Psichiatra del carcere di Rebibbia incriminata di omicidio colposo

Il 18 settembre di due anni fa, Alice Sebesta, di nazionalità tedesca assassinò i suoi figli, mentre si trovava nel carcere di Rebibbia.

La donna li lanciò giù dalle scale nella sezione femminile.

Prosciolta per vizio totale di mente

I fatti imputati alla tedesca Alice Sebesta risalgono al 18 settembre di due anni fa.
La donna all’epoca era nel carcere romano di Rebibbia, quel tragico giorno uccise i due figli, Faith e Divine, buttandoli giù dalla tromba delle scale nella sezione femminile.

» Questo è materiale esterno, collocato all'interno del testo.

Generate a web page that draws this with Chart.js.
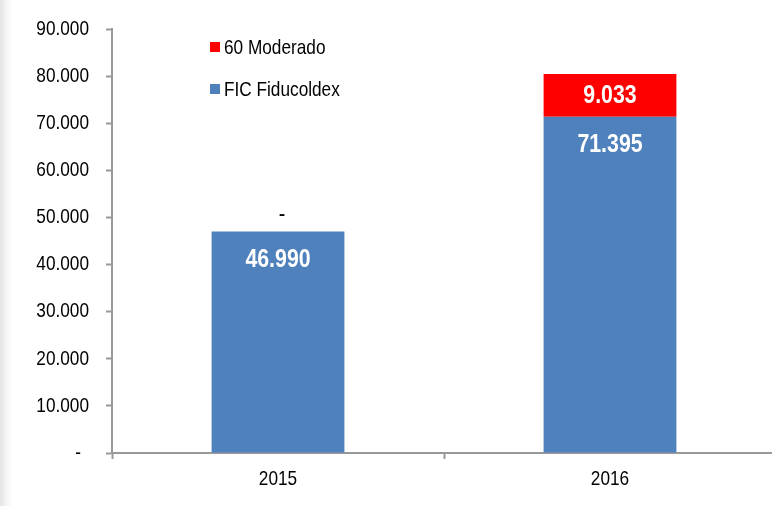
<!DOCTYPE html>
<html>
<head>
<meta charset="utf-8">
<script src="https://cdn.jsdelivr.net/npm/chart.js@4.4.1/dist/chart.umd.min.js"></script>
<style>
  html, body {
    margin: 0;
    padding: 0;
    overflow: hidden;
    background: linear-gradient(to right, #e4e4e4 0px, #f6f6f6 7px, #ffffff 13px);
  }
  #wrap {
    position: relative;
    width: 776px;
    height: 506px;
  }
</style>
</head>
<body>
<div id="wrap"><canvas id="chart"></canvas></div>
<script>
// data
var years = ["2015", "2016"];
var fic_fiducoldex = [46990, 71395];
var moderado_60 = [0, 9033];
var series_names = ["FIC Fiducoldex", "60 Moderado"];
var y_ticks = [0, 10000, 20000, 30000, 40000, 50000, 60000, 70000, 80000, 90000];

var blue = "#4F81BD";
var red = "#FF0000";
var axisGray = "#999999";
var SQUEEZE = 0.82; // no Arial Narrow here, so squeeze Liberation Sans

function fmt(v) {
    if (v === 0) return "-";
    return v.toLocaleString("de-DE");
}

function narrowText(ctx, text, x, y, align, font, color) {
    ctx.save();
    ctx.font = font;
    ctx.fillStyle = color;
    ctx.textAlign = align;
    ctx.textBaseline = "middle";
    ctx.translate(x, y);
    ctx.scale(SQUEEZE, 1);
    ctx.fillText(text, 0, 0);
    ctx.restore();
}

// axis labels, drawn narrow
var axisLabels = {
    id: "axisLabels",
    afterDraw: function (chart) {
        var ctx = chart.ctx;
        var ys = chart.scales.y;
        var xs = chart.scales.x;
        ys.ticks.forEach(function (t) {
            // accounting format: the dash sits a bit left of the numbers
            var right = t.value === 0 ? 81 : 89;
            narrowText(ctx, fmt(t.value), right, ys.getPixelForValue(t.value), "right",
                "21px 'Liberation Sans'", "#000");
        });
        xs.ticks.forEach(function (t, i) {
            narrowText(ctx, chart.data.labels[i], xs.getPixelForTick(i), xs.top + 26, "center",
                "21px 'Liberation Sans'", "#000");
        });
    }
};

// labels on the bars
var barLabels = {
    id: "barLabels",
    afterDatasetsDraw: function (chart) {
        var ctx = chart.ctx;
        chart.data.datasets.forEach(function (ds, i) {
            var meta = chart.getDatasetMeta(i);
            meta.data.forEach(function (bar, j) {
                var v = ds.data[j];
                if (v === 0) {
                    narrowText(ctx, "-", bar.x + 4, bar.y - 17, "center", "24px 'Liberation Sans'", "#000");
                    return;
                }
                var y = i === 0 ? bar.y + 28 : (bar.y + bar.base) / 2;
                narrowText(ctx, fmt(v), bar.x, y, "center", "bold 26px 'Liberation Sans'", "#fff");
            });
        });
    }
};

// legend inside the plot, red entry on top
var innerLegend = {
    id: "innerLegend",
    afterDraw: function (chart) {
        var ctx = chart.ctx;
        var items = [
            { name: chart.data.datasets[1].label, color: chart.data.datasets[1].backgroundColor, y: 47 },
            { name: chart.data.datasets[0].label, color: chart.data.datasets[0].backgroundColor, y: 89 }
        ];
        ctx.save();
        items.forEach(function (it) {
            ctx.fillStyle = it.color;
            ctx.fillRect(210, it.y - 5, 10, 10);
        });
        ctx.restore();
        items.forEach(function (it) {
            narrowText(ctx, it.name, 224, it.y + 1, "left", "21px 'Liberation Sans'", "#000");
        });
    }
};

new Chart(document.getElementById("chart").getContext("2d"), {
    type: "bar",
    data: {
        labels: years,
        datasets: [
            {
                label: series_names[0],
                data: fic_fiducoldex,
                backgroundColor: blue,
                barPercentage: 0.8,
                categoryPercentage: 0.5
            },
            {
                label: series_names[1],
                data: moderado_60,
                backgroundColor: red,
                barPercentage: 0.8,
                categoryPercentage: 0.5
            }
        ]
    },
    options: {
        responsive: true,
        maintainAspectRatio: false,
        animation: false,
        layout: { padding: { top: 29, right: 0, left: 0, bottom: 0 } },
        plugins: {
            legend: { display: false },
            tooltip: { enabled: false }
        },
        scales: {
            x: {
                stacked: true,
                afterFit: function (s) { s.height = 53; },
                grid: {
                    drawOnChartArea: false,
                    drawTicks: true,
                    tickLength: 6,
                    tickColor: axisGray,
                    tickWidth: 2,
                    offset: true
                },
                border: { color: axisGray, width: 2 },
                ticks: { display: false }
            },
            y: {
                stacked: true,
                min: 0,
                max: 90000,
                afterFit: function (s) { s.width = 112; },
                afterBuildTicks: function (s) {
                    s.ticks = y_ticks.map(function (v) { return { value: v }; });
                },
                grid: {
                    drawOnChartArea: false,
                    drawTicks: true,
                    tickLength: 6,
                    tickColor: axisGray,
                    tickWidth: 2
                },
                border: { color: axisGray, width: 2 },
                ticks: { display: false }
            }
        }
    },
    plugins: [barLabels, innerLegend, axisLabels]
});
</script>
</body>
</html>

Nel corso del processo a suo carico, la cittadina tedesca ha ricevuto un’assoluzione dall’accusa di aver ucciso i propri figli, per vizio totale di mente.

Tuttavia se non sarà lei a pagare per la morte delle due creature, al suo posto potrebbe pagare la psichiatra del carcere, in quanto la dottoressa non avrebbe visitato la donna per ben tre volte.

La figlia della donna, che aveva solo sei mesi, morì subito mentre il secondo figlio è deceduto a causa del trauma per la caduta, pochi giorni dopo, all’ospedale pediatrico Bambino Gesù.

“Li ho liberati, ora stanno bene”

sono state le parole pronunciate tra le lacrime subito dopo l’omicidio.

Incapace di intendere

Secondo una perizia psichiatrica richiesta dal giudice, Alice Sebesta è stata  definita incapace di intendere e di volere, tuttavia proprio perché giudicata incapace, in carcere al suo posto potrebbe andarci la psichiatra che, nonostante le ripetute richieste, non ha visitato la donna che ha compiuto l’insano gesto.

Come riferisce Fanpage, ora il medico è sottoposto a indagine con l’accusa di omicidio colposo. 

La procura di Roma nella persona del procuratore Eleonora Fini ha avanzato la domanda di rinvio a giudizio per la morte dei due bambini.

La psichiatra aveva avuto più volte la richiesta di controllare la donna, dal comandante del reparto e dal personale dell’asilo.

Sebesta era stata condotta in carcere il 28 agosto, e da subito aveva dato segni di squilibrio mentale, tanto che le stesse detenute, compagne di cella della donna, si erano mostrate

“preoccupate per la propria incolumità e per quella dei loro figli”.

Ciononostante la psichiatra non aveva ritenuto giusto visitare la paziente.

L’assurdo è che lo stesso giorno che la donna ha ucciso i suoi figli era stata fatta un’altra richiesta di visitare la detenuta.